Instructions to follow: In the copy, include every entry exactly but none of the pictures.

Provided records:
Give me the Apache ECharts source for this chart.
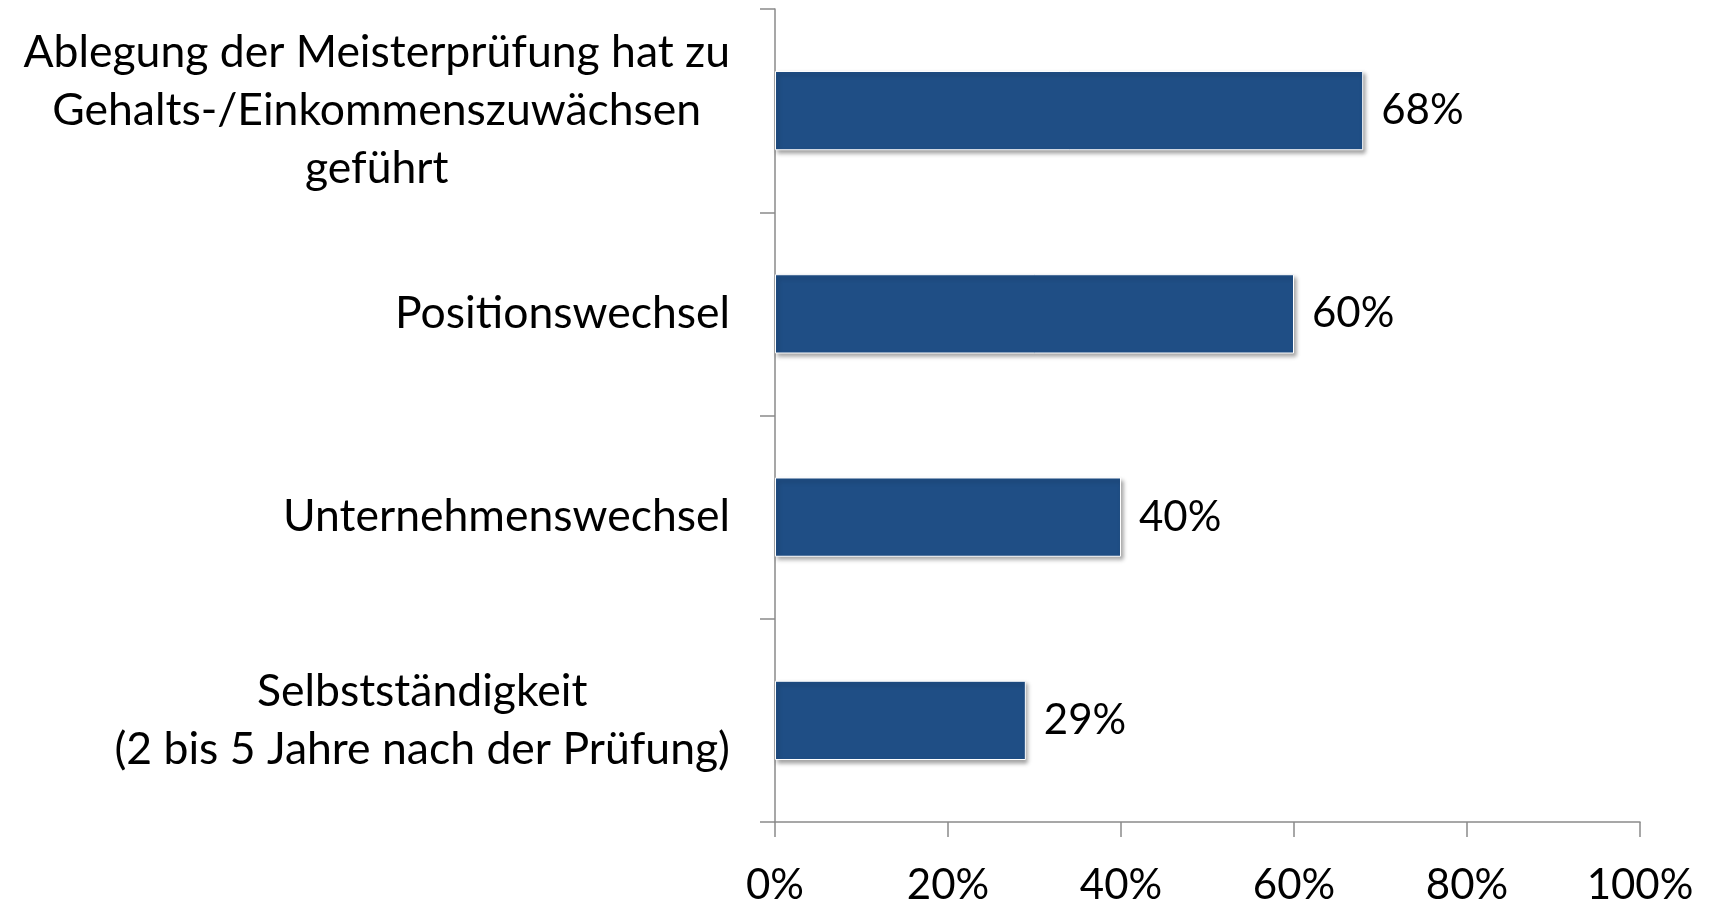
<!DOCTYPE html>
<html>
<head>
<meta charset="utf-8">
<script src="https://cdn.jsdelivr.net/npm/echarts@6/dist/echarts.min.js"></script>
<style>
    html, body { margin: 0; padding: 0; background: #fff; }
    #chart { width: 1714px; height: 906px; }
</style>
</head>
<body>
<div id="chart"></div>
<script>
// Kategorien (von oben nach unten)
const categories = [
    'Ablegung der Meisterprüfung hat zu\nGehalts-/Einkommenszuwächsen\ngeführt',
    'Positionswechsel',
    'Unternehmenswechsel',
    'Selbstständigkeit\n(2 bis 5 Jahre nach der Prüfung)'
];
const values = [68, 60, 40, 29];
const xTicks = [0, 20, 40, 60, 80, 100];

const fontFamily = 'Lato, "Open Sans", sans-serif';
const axisGray = '#8a8a8a';

const myChart = echarts.init(document.getElementById('chart'));
const option = {
    backgroundColor: '#fff',
    animation: false,
    grid: {
        left: 775,
        right: 74,
        top: 9,
        bottom: 83
    },
    xAxis: {
        type: 'value',
        min: xTicks[0],
        max: xTicks[xTicks.length - 1],
        interval: 20,
        splitLine: { show: false },
        axisLine: { show: true, lineStyle: { color: axisGray, width: 1.5 } },
        axisTick: { show: true, length: 15, lineStyle: { color: axisGray, width: 1.5 } },
        axisLabel: {
            margin: 42,
            color: '#000',
            fontSize: 42,
            fontFamily: fontFamily,
            formatter: '{value}%'
        }
    },
    yAxis: {
        type: 'category',
        inverse: true,
        data: categories,
        axisLine: { show: true, lineStyle: { color: axisGray, width: 1.5 } },
        axisTick: { show: true, length: 15, lineStyle: { color: axisGray, width: 1.5 } },
        axisLabel: {
            margin: 45,
            align: 'right',
            color: '#000',
            fontSize: 44.5,
            fontFamily: fontFamily,
            lineHeight: 58,
            // jede Zeile innerhalb des Blocks zentrieren
            formatter: function (v) {
                return v.split('\n').map(function (l) { return '{c|' + l + '}'; }).join('\n');
            },
            rich: {
                c: {
                    align: 'center',
                    color: '#000',
                    fontSize: 44.5,
                    fontFamily: fontFamily,
                    lineHeight: 58
                }
            }
        }
    },
    series: [
        {
            type: 'bar',
            data: values,
            barWidth: '39%',
            itemStyle: {
                color: '#1f4e85',
                borderColor: '#ffffff',
                borderWidth: 1,
                shadowColor: 'rgba(0, 0, 0, 0.35)',
                shadowBlur: 4,
                shadowOffsetX: 2,
                shadowOffsetY: 3
            },
            label: {
                show: true,
                position: 'right',
                distance: 18,
                color: '#000',
                fontSize: 42,
                fontFamily: fontFamily,
                formatter: '{c}%'
            }
        }
    ]
};
myChart.setOption(option);
</script>
</body>
</html>
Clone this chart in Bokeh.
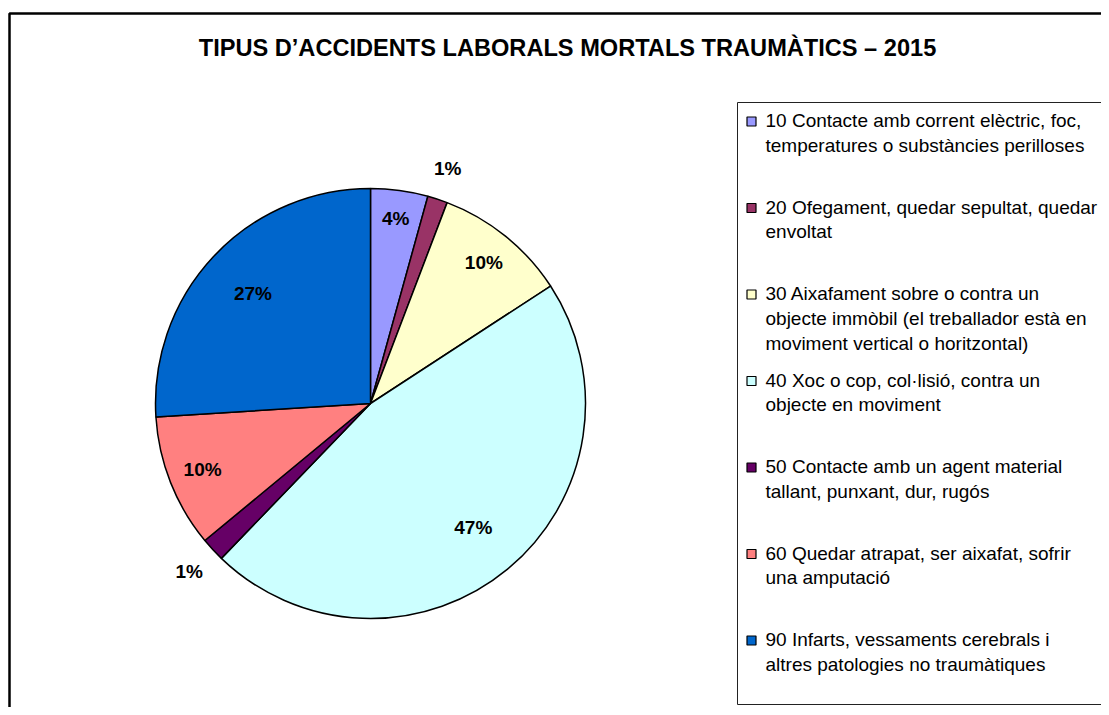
import numpy as np
from bokeh.plotting import figure
from bokeh.models import Range1d, ColumnDataSource
from bokeh.core.properties import value
from bokeh.embed import file_html
from bokeh.resources import INLINE

# ---- data ----
title = "TIPUS D\u2019ACCIDENTS LABORALS MORTALS TRAUM\u00c0TICS \u2013 2015"
categories = [
    "10 Contacte amb corrent el\u00e8ctric, foc,\ntemperatures o subst\u00e0ncies perilloses",
    "20 Ofegament, quedar sepultat, quedar\nenvoltat",
    "30 Aixafament sobre o contra un\nobjecte imm\u00f2bil (el treballador est\u00e0 en\nmoviment vertical o horitzontal)",
    "40 Xoc o cop, col\u00b7lisi\u00f3, contra un\nobjecte en moviment",
    "50 Contacte amb un agent material\ntallant, punxant, dur, rug\u00f3s",
    "60 Quedar atrapat, ser aixafat, sofrir\nuna amputaci\u00f3",
    "90 Infarts, vessaments cerebrals i\naltres patologies no traum\u00e0tiques",
]
shares = [4.3, 1.5, 10.0, 46.4, 1.8, 10.0, 26.0]
pct_labels = ["4%", "1%", "10%", "47%", "1%", "10%", "27%"]
colors = ["#9999FF", "#993366", "#FFFFCC", "#CCFFFF", "#660066", "#FF8080", "#0066CC"]

W, H = 1101, 707
FONT = "Liberation Sans"

p = figure(width=W, height=H, output_backend="svg", toolbar_location=None,
           x_range=Range1d(0, W), y_range=Range1d(H, 0), min_border=0)
p.axis.visible = False
p.grid.visible = False
p.outline_line_color = None
p.background_fill_color = "white"
p.border_fill_color = "white"

# outer chart frame
p.quad(left=[9], right=[W + 200], top=[13], bottom=[H + 200], fill_color=None,
       line_color="black", line_width=2.5)

# title
p.text(x=[567], y=[47], text=[title], text_font=value(FONT), text_font_style="bold",
       text_font_size="23.6px", text_align="center", text_baseline="middle", text_color="black")

# pie
cx, cy, r = 370, 403, 215
sh = np.array(shares)
frac = sh / sh.sum()
cum = np.concatenate([[0], np.cumsum(frac)])
start = np.pi / 2 - 2 * np.pi * cum[:-1]
end = np.pi / 2 - 2 * np.pi * cum[1:]
src = ColumnDataSource(dict(start=start, end=end, color=colors))
p.wedge(x=cx, y=cy, radius=r, start_angle="start", end_angle="end", direction="clock",
        fill_color="color", line_color="black", line_width=1.5, source=src)

mid = (cum[:-1] + cum[1:]) / 2
theta = np.pi / 2 - 2 * np.pi * mid
fac = np.where(sh < 3, 1.15, np.where(sh < 5, 0.87, np.where(sh < 20, 0.84, 0.75)))
lx = cx + fac * r * np.cos(theta)
ly = cy - fac * r * np.sin(theta)
p.text(x=lx, y=ly, text=pct_labels, text_font=value(FONT), text_font_style="bold",
       text_font_size="19px", text_align="center", text_baseline="middle", text_color="black")

# legend box
p.quad(left=[737], right=[W + 200], top=[102], bottom=[704], fill_color="white",
       line_color="#222222", line_width=1)
step, line_h = 86.5, 24.8
ys0 = 120 + step * np.arange(len(categories))
p.scatter(x=np.full(len(categories), 751), y=ys0 + 1, marker="square", size=9,
          fill_color=colors, line_color="black", line_width=1.2)
tx, ty, tt = [], [], []
for i, lab in enumerate(categories):
    for k, line in enumerate(lab.split("\n")):
        tx.append(765)
        ty.append(ys0[i] + k * line_h)
        tt.append(line)
p.text(x=tx, y=ty, text=tt, text_font=value(FONT), text_font_size="19px",
       text_align="left", text_baseline="middle", text_color="black")

open("out.html", "w").write(file_html(p, INLINE))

Written response:
Give me the Apache ECharts source for this chart.
<!DOCTYPE html>
<html>
<head>
<meta charset="utf-8">
<script src="https://cdn.jsdelivr.net/npm/echarts@6/dist/echarts.min.js"></script>
<style>
    html, body { margin: 0; padding: 0; background: #fff; }
    #chart { width: 1714px; height: 906px; }
</style>
</head>
<body>
<div id="chart"></div>
<script>
// Kategorien (von oben nach unten)
const categories = [
    'Ablegung der Meisterprüfung hat zu\nGehalts-/Einkommenszuwächsen\ngeführt',
    'Positionswechsel',
    'Unternehmenswechsel',
    'Selbstständigkeit\n(2 bis 5 Jahre nach der Prüfung)'
];
const values = [68, 60, 40, 29];
const xTicks = [0, 20, 40, 60, 80, 100];

const fontFamily = 'Lato, "Open Sans", sans-serif';
const axisGray = '#8a8a8a';

const myChart = echarts.init(document.getElementById('chart'));
const option = {
    backgroundColor: '#fff',
    animation: false,
    grid: {
        left: 775,
        right: 74,
        top: 9,
        bottom: 83
    },
    xAxis: {
        type: 'value',
        min: xTicks[0],
        max: xTicks[xTicks.length - 1],
        interval: 20,
        splitLine: { show: false },
        axisLine: { show: true, lineStyle: { color: axisGray, width: 1.5 } },
        axisTick: { show: true, length: 15, lineStyle: { color: axisGray, width: 1.5 } },
        axisLabel: {
            margin: 42,
            color: '#000',
            fontSize: 42,
            fontFamily: fontFamily,
            formatter: '{value}%'
        }
    },
    yAxis: {
        type: 'category',
        inverse: true,
        data: categories,
        axisLine: { show: true, lineStyle: { color: axisGray, width: 1.5 } },
        axisTick: { show: true, length: 15, lineStyle: { color: axisGray, width: 1.5 } },
        axisLabel: {
            margin: 45,
            align: 'right',
            color: '#000',
            fontSize: 44.5,
            fontFamily: fontFamily,
            lineHeight: 58,
            // jede Zeile innerhalb des Blocks zentrieren
            formatter: function (v) {
                return v.split('\n').map(function (l) { return '{c|' + l + '}'; }).join('\n');
            },
            rich: {
                c: {
                    align: 'center',
                    color: '#000',
                    fontSize: 44.5,
                    fontFamily: fontFamily,
                    lineHeight: 58
                }
            }
        }
    },
    series: [
        {
            type: 'bar',
            data: values,
            barWidth: '39%',
            itemStyle: {
                color: '#1f4e85',
                borderColor: '#ffffff',
                borderWidth: 1,
                shadowColor: 'rgba(0, 0, 0, 0.35)',
                shadowBlur: 4,
                shadowOffsetX: 2,
                shadowOffsetY: 3
            },
            label: {
                show: true,
                position: 'right',
                distance: 18,
                color: '#000',
                fontSize: 42,
                fontFamily: fontFamily,
                formatter: '{c}%'
            }
        }
    ]
};
myChart.setOption(option);
</script>
</body>
</html>
Clone this chart in Bokeh.
import numpy as np
from bokeh.plotting import figure
from bokeh.models import Range1d, ColumnDataSource
from bokeh.core.properties import value
from bokeh.embed import file_html
from bokeh.resources import INLINE

# ---- data ----
title = "TIPUS D\u2019ACCIDENTS LABORALS MORTALS TRAUM\u00c0TICS \u2013 2015"
categories = [
    "10 Contacte amb corrent el\u00e8ctric, foc,\ntemperatures o subst\u00e0ncies perilloses",
    "20 Ofegament, quedar sepultat, quedar\nenvoltat",
    "30 Aixafament sobre o contra un\nobjecte imm\u00f2bil (el treballador est\u00e0 en\nmoviment vertical o horitzontal)",
    "40 Xoc o cop, col\u00b7lisi\u00f3, contra un\nobjecte en moviment",
    "50 Contacte amb un agent material\ntallant, punxant, dur, rug\u00f3s",
    "60 Quedar atrapat, ser aixafat, sofrir\nuna amputaci\u00f3",
    "90 Infarts, vessaments cerebrals i\naltres patologies no traum\u00e0tiques",
]
shares = [4.3, 1.5, 10.0, 46.4, 1.8, 10.0, 26.0]
pct_labels = ["4%", "1%", "10%", "47%", "1%", "10%", "27%"]
colors = ["#9999FF", "#993366", "#FFFFCC", "#CCFFFF", "#660066", "#FF8080", "#0066CC"]

W, H = 1101, 707
FONT = "Liberation Sans"

p = figure(width=W, height=H, output_backend="svg", toolbar_location=None,
           x_range=Range1d(0, W), y_range=Range1d(H, 0), min_border=0)
p.axis.visible = False
p.grid.visible = False
p.outline_line_color = None
p.background_fill_color = "white"
p.border_fill_color = "white"

# outer chart frame
p.quad(left=[9], right=[W + 200], top=[13], bottom=[H + 200], fill_color=None,
       line_color="black", line_width=2.5)

# title
p.text(x=[567], y=[47], text=[title], text_font=value(FONT), text_font_style="bold",
       text_font_size="23.6px", text_align="center", text_baseline="middle", text_color="black")

# pie
cx, cy, r = 370, 403, 215
sh = np.array(shares)
frac = sh / sh.sum()
cum = np.concatenate([[0], np.cumsum(frac)])
start = np.pi / 2 - 2 * np.pi * cum[:-1]
end = np.pi / 2 - 2 * np.pi * cum[1:]
src = ColumnDataSource(dict(start=start, end=end, color=colors))
p.wedge(x=cx, y=cy, radius=r, start_angle="start", end_angle="end", direction="clock",
        fill_color="color", line_color="black", line_width=1.5, source=src)

mid = (cum[:-1] + cum[1:]) / 2
theta = np.pi / 2 - 2 * np.pi * mid
fac = np.where(sh < 3, 1.15, np.where(sh < 5, 0.87, np.where(sh < 20, 0.84, 0.75)))
lx = cx + fac * r * np.cos(theta)
ly = cy - fac * r * np.sin(theta)
p.text(x=lx, y=ly, text=pct_labels, text_font=value(FONT), text_font_style="bold",
       text_font_size="19px", text_align="center", text_baseline="middle", text_color="black")

# legend box
p.quad(left=[737], right=[W + 200], top=[102], bottom=[704], fill_color="white",
       line_color="#222222", line_width=1)
step, line_h = 86.5, 24.8
ys0 = 120 + step * np.arange(len(categories))
p.scatter(x=np.full(len(categories), 751), y=ys0 + 1, marker="square", size=9,
          fill_color=colors, line_color="black", line_width=1.2)
tx, ty, tt = [], [], []
for i, lab in enumerate(categories):
    for k, line in enumerate(lab.split("\n")):
        tx.append(765)
        ty.append(ys0[i] + k * line_h)
        tt.append(line)
p.text(x=tx, y=ty, text=tt, text_font=value(FONT), text_font_size="19px",
       text_align="left", text_baseline="middle", text_color="black")

open("out.html", "w").write(file_html(p, INLINE))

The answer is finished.